» **RECORDED INFORMATION**:
-=-=-=-=-

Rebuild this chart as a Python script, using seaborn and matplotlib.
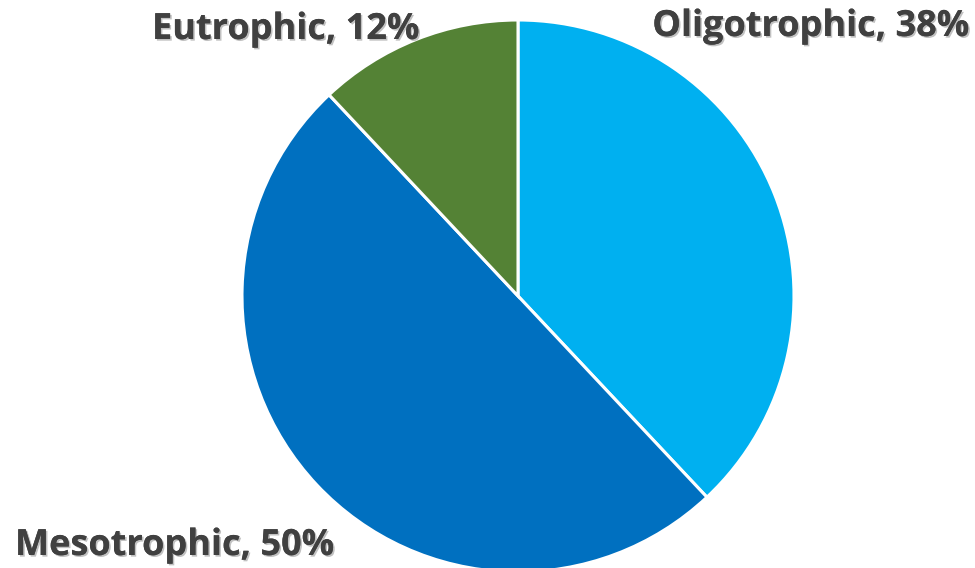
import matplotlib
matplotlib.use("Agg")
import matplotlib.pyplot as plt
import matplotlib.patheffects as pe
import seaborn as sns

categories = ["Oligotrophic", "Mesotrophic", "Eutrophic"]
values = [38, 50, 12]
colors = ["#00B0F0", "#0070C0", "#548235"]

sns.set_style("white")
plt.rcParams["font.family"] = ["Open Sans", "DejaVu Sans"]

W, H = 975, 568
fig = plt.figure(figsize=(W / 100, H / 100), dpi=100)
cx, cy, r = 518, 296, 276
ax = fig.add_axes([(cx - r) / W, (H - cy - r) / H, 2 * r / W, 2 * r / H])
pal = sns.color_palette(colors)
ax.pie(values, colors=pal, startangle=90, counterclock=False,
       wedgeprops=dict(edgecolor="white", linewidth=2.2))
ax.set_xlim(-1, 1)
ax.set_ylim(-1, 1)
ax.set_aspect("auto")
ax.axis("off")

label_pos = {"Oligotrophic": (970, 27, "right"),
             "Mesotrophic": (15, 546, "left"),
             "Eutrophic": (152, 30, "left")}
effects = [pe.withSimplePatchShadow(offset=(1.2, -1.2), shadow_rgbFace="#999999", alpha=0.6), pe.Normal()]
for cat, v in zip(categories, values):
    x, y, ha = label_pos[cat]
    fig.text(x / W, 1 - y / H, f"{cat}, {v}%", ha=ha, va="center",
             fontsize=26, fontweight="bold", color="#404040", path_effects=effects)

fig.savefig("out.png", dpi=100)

-=-=-=-=-

» **AIM OF THE TASK**: Locate all lines in the listing above with the word "seaborn" and copy them.

» **REPLY TO THE EXERCISE**:
Rebuild this chart as a Python script, using seaborn and matplotlib.
import seaborn as sns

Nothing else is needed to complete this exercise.